Engineers say they can save this building. (Photo: Laura Kusisto/The Brooklyn Ink)

Engineers say they can save this building. (Photo: Laura Kusisto/The Brooklyn Ink)

Facing a deadline of Monday, engineers are scrambling to save three historic brownstones slated for demolition in Bedford-Stuyvesant , after they were given a court-ordered reprieve earlier this week.

Judge Burt Bunyan gave engineers until Monday to come up with a model to begin construction on the over 130-year-old buildings, located at 327, 329 and 331 Macdonough St., that includes enough escape routes for workers. Engineers said they were hopeful they could produce such a plan.

“We’re working night and day,” Jackman Prescod, the engineer for the building at 331, said before the hearing on Tuesday. Prescod said he’s come up with several scenarios that could save the  buildings.

“So far everything is behaving the way it should be behaving,” he said.

But on Tuesday a lawyer for the New York City Department of Buildings told a Kings County civil court judge that the plans for saving the homes are “tenuous, if not dangerous.”

Robert Providence began renovating his building at 329 Macdonough in early January.

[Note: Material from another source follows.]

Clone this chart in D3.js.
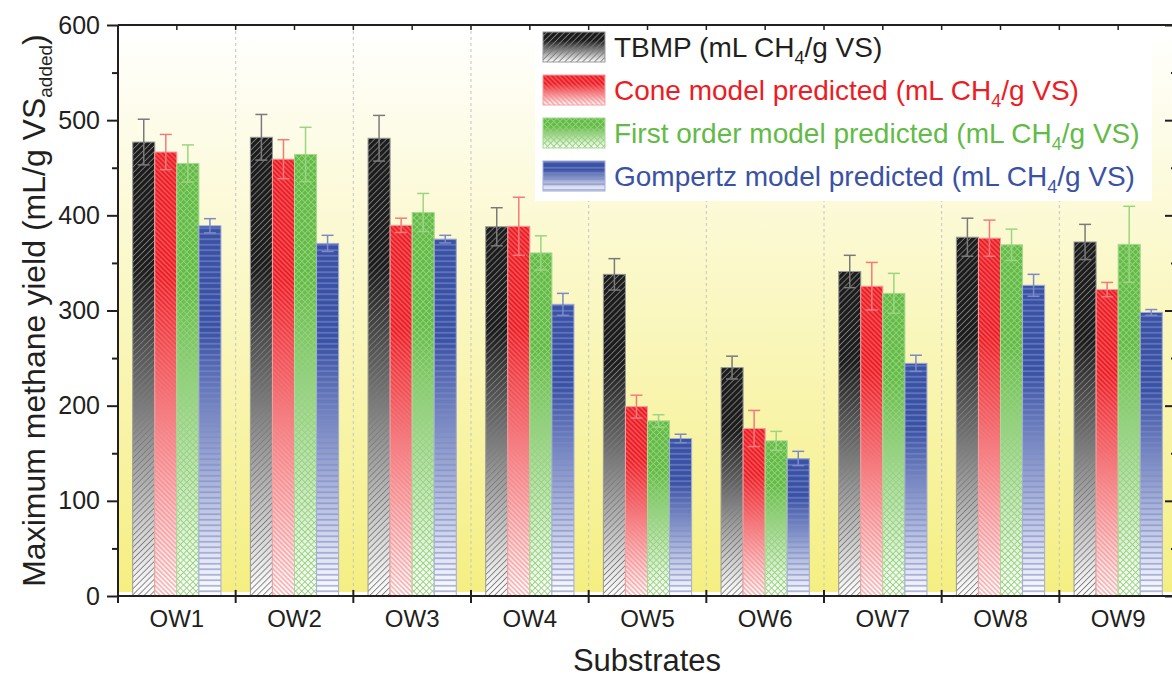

The brownstone is part of a historic district, but he received permits for the renovation.

Two weeks ago he tore down a 30-foot long, six-and-a-half-foot high supporting wall in the cellar. A gas alarm set off by the construction alerted Providence and his neighbors that something had gone wrong. Since then, he and seven other people who live in the three homes have had to evacuate. They have been sleeping on family and friends’ couches and taking turns keeping an eye on their homes.

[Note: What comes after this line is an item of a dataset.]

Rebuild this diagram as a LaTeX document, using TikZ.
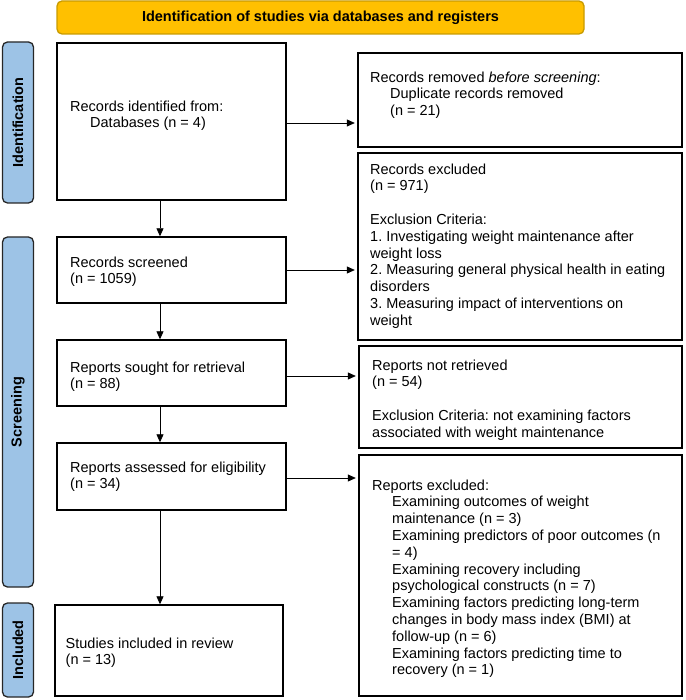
\documentclass[tikz,border=0pt]{standalone}
\usepackage{fontspec}
\setmainfont{Liberation Sans}
\usetikzlibrary{arrows.meta}
\definecolor{bannerfill}{HTML}{FFC000}
\definecolor{bannerdraw}{HTML}{C89B00}
\definecolor{barfill}{HTML}{9DC3E6}
\definecolor{bardraw}{HTML}{262626}
\tikzset{
  box/.style={draw=black, line width=1.4pt, inner sep=0pt, fill=white},
  txt/.style={inner sep=0pt, anchor=north west, align=left, font=\fontsize{14.5}{16.8}\selectfont},
  sidebar/.style={draw=bardraw, line width=1.3pt, fill=barfill, rounded corners=5pt, inner sep=0pt},
  sidelabel/.style={rotate=90, font=\fontsize{14.5}{16.8}\selectfont\bfseries, inner sep=0pt},
  banner/.style={draw=bannerdraw, line width=1.3pt, fill=bannerfill, rounded corners=5pt, inner sep=0pt, font=\fontsize{14.5}{16.8}\selectfont\bfseries},
  arr/.style={line width=0.8pt, -{Triangle[length=8pt,width=7pt]}},
}
\newcommand{\ind}{\hspace*{20pt}}
\frenchspacing
\begin{document}
\begin{tikzpicture}[x=1pt,y=-1pt]
\useasboundingbox (0,0) rectangle (685,700);
% banner
\node[banner, minimum width=527pt, minimum height=33pt] (ban) at (320.5,17.5) {Identification of studies via databases and registers};
% side bars
\node[sidebar, minimum width=31pt, minimum height=161pt] (sid) at (18,122.5) {};
\node[sidelabel] (lid) at (sid.center) {Identification};
\node[sidebar, minimum width=31pt, minimum height=350pt] (ssc) at (18,412) {};
\node[sidelabel] (lsc) at (ssc.center) {Screening};
\node[sidebar, minimum width=31pt, minimum height=94pt] (sin) at (18,650) {};
\node[sidelabel] (lin) at (sin.center) {Included};
% boxes
\node[box, minimum width=229pt, minimum height=157pt] (b1) at (171.5,121.5) {};
\node[box, minimum width=324pt, minimum height=94pt] (rem) at (520,100) {};
\node[box, minimum width=324pt, minimum height=187pt] (exc) at (520,246.5) {};
\node[box, minimum width=229pt, minimum height=66pt] (scr) at (171.5,270) {};
\node[box, minimum width=229pt, minimum height=66pt] (sou) at (171.5,373) {};
\node[box, minimum width=323pt, minimum height=102pt] (nr) at (520.5,397) {};
\node[box, minimum width=229pt, minimum height=67pt] (ass) at (171.5,476.5) {};
\node[box, minimum width=323pt, minimum height=241pt] (rex) at (520.5,575.5) {};
\node[box, minimum width=228pt, minimum height=91pt] (stu) at (169,650.5) {};
% texts
\node[txt] (t1) at (70,99.2) {\strut Records identified from:\\\ind Databases (n = 4)};
\node[txt] (trem) at (370,70.2) {\strut Records removed \textit{before screening}:\\\ind Duplicate records removed\\\ind (n = 21)};
\node[txt] (texc) at (370,162.2) {\strut Records excluded\\(n = 971)\\[16.8pt]Exclusion Criteria:\\1. Investigating weight maintenance after\\weight loss\\2. Measuring general physical health in eating\\disorders\\3. Measuring impact of interventions on\\weight};
\node[txt] (tscr) at (70,255.2) {\strut Records screened\\(n = 1059)};
\node[txt] (tsou) at (70,360.2) {\strut Reports sought for retrieval\\(n = 88)};
\node[txt] (tnr) at (372,358.2) {\strut Reports not retrieved\\(n = 54)\\[16.8pt]Exclusion Criteria: not examining factors\\associated with weight maintenance};
\node[txt] (tass) at (70,460.2) {\strut Reports assessed for eligibility\\(n = 34)};
\node[txt] (trex) at (372,478.2) {\strut Reports excluded:\\\ind Examining outcomes of weight\\\ind maintenance (n = 3)\\\ind Examining predictors of poor outcomes (n\\\ind = 4)\\\ind Examining recovery including\\\ind psychological constructs (n = 7)\\\ind Examining factors predicting long-term\\\ind changes in body mass index (BMI) at\\\ind follow-up (n = 6)\\\ind Examining factors predicting time to\\\ind recovery (n = 1)};
\node[txt] (tstu) at (65.5,636.2) {\strut Studies included in review\\(n = 13)};
% connectors
\coordinate (ax) at (160,0);
\draw[arr] (b1.south -| ax) -- (scr.north -| ax);
\draw[arr] (scr.south -| ax) -- (sou.north -| ax);
\draw[arr] (sou.south -| ax) -- (ass.north -| ax);
\draw[arr] (ass.south -| ax) -- (stu.north -| ax);
\draw[arr, shorten >=2.5pt] (b1.east |- 0,123) -- (rem.west |- 0,123);
\draw[arr, shorten >=2.5pt] (scr.east) -- (scr.east -| exc.west);
\draw[arr, shorten >=2.5pt] (sou.east |- 0,376) -- (nr.west |- 0,376);
\draw[arr, shorten >=2.5pt] (ass.east |- 0,478) -- (rex.west |- 0,478);
\end{tikzpicture}
\end{document}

The next day after the alarm went off, the Department of Buildings ordered No. 329 demolished. Residents said officials had told them that without the supporting wall in the basement, the building was a threat to public safety and could collapse at any moment. Numbers 327 and 331 would also be endangered by the demolitions. The department declined to comment at the hearing on Tuesday.

Doreen Prince, a 74-year-old immigrant from Guyana, heard the gas alarm when she got up to get a glass of water. Since then, she has been staying with her son, a block away.

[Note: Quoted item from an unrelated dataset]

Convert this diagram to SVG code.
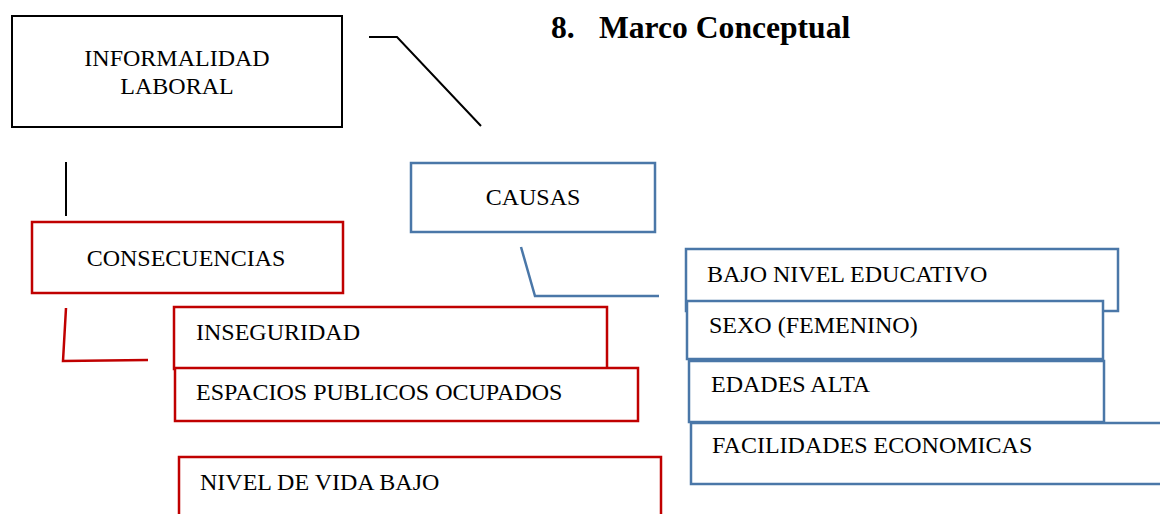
<svg xmlns="http://www.w3.org/2000/svg" width="1160" height="514" viewBox="0 0 1160 514">
<style>
text{font-family:"Liberation Serif","Times New Roman",serif;font-size:24px;fill:#000}
.title{font-size:31.6px;font-weight:bold}
.k{fill:#fff;stroke:#000;stroke-width:2}
.r{fill:#fff;stroke:#C00000;stroke-width:2.5}
.b{fill:#fff;stroke:#4A77A8;stroke-width:2.5}
.lk{fill:none;stroke:#000;stroke-width:2}
.lr{fill:none;stroke:#C00000;stroke-width:2.5}
.lb{fill:none;stroke:#4A77A8;stroke-width:2.5}
</style>
<rect width="1160" height="514" fill="#fff"/>
<text class="title" x="551" y="38">8.</text>
<text class="title" x="599" y="38">Marco Conceptual</text>
<g id="connectors">
<polyline class="lk" points="369,37 397,37 481,126"/>
<line class="lk" x1="66" y1="162" x2="66" y2="216"/>
<polyline class="lr" points="66,308 63,361 148,360"/>
<polyline class="lb" points="521,247 535,296 659,296"/>
</g>
<g id="informalidad">
<rect class="k" x="12" y="16" width="330" height="111"/>
<text x="177" y="66" text-anchor="middle">INFORMALIDAD</text>
<text x="177" y="94" text-anchor="middle">LABORAL</text>
</g>
<g id="consecuencias">
<rect class="r" x="32" y="222" width="311" height="71"/>
<text x="186" y="266" text-anchor="middle">CONSECUENCIAS</text>
</g>
<g id="causas">
<rect class="b" x="411" y="163" width="244" height="69"/>
<text x="533" y="205" text-anchor="middle">CAUSAS</text>
</g>
<g id="inseguridad">
<rect class="r" x="174" y="307" width="433" height="62"/>
<text x="196" y="340">INSEGURIDAD</text>
</g>
<g id="espacios">
<rect class="r" x="175" y="368" width="463" height="53"/>
<text x="196" y="400">ESPACIOS PUBLICOS OCUPADOS</text>
</g>
<g id="nivel-vida">
<rect class="r" x="179" y="457" width="482" height="70"/>
<text x="200" y="490">NIVEL DE VIDA BAJO</text>
</g>
<g id="bajo-nivel">
<rect class="b" x="686" y="249" width="432" height="62"/>
<text x="707" y="282">BAJO NIVEL EDUCATIVO</text>
</g>
<g id="sexo">
<rect class="b" x="687" y="301" width="416" height="58"/>
<text x="709" y="333">SEXO (FEMENINO)</text>
</g>
<g id="edades">
<rect class="b" x="689" y="361" width="415" height="61"/>
<text x="711" y="392">EDADES ALTA</text>
</g>
<g id="facilidades">
<rect class="b" x="691" y="423" width="480" height="61"/>
<text x="712" y="453">FACILIDADES ECONOMICAS</text>
</g>
</svg>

She bought the building in 1997, after living in the neighborhood for 23 years.

“It’s devastating,” she said. “It’s something I’ve worked for my whole life.”

Prince, Providence and the residents of 327 Macdonough hired engineers to devise a construction come up with a plan and lawyers to argue before a judge that the buildings could be saved.

More than 20 residents turned up at the Supreme Court Building on Adams Street on Tuesday to show support.

“Over my dead body will they tear down the buildings,” said Krystal Coddett, 27, who grew up a couple of blocks away and just bought a condo in 327 a couple of years ago. Advocating for the buildings has become a part-time job for Coddett, a young ad sales rep.

“It would leave a gaping hole in our neighborhood,” she said. “Just because they have the power doesn’t mean they can run over you.”

City Councilman Al Vann, who lives across the street from the endangered houses, was on vacation when the crisis began, but since he returned a few days ago he has lent his support to residents.

“We’re watching it minute by minute,” he said. “I would say I’m cautiously optimistic.”

On Friday morning, workers poured concrete into the basement, in an effort to shore up the tenuous foundation. Tim Donohue, who was monitoring the buildings on behalf of the department over the weekend, offered some information on Sunday morning about what’s going on inside.

Donohue said there are seven cracks in the building, but only three have spread.

“The buildings are fine,” he said. “I would have expected a lot more.”

Even if engineers can come up with a plan to save the building, there are concerns about who will pay for the renovation. One estimate is that the work could cost as much as $45,000.

“That’s a good problem to have,” said councilman Vann. “We’ll work with that.”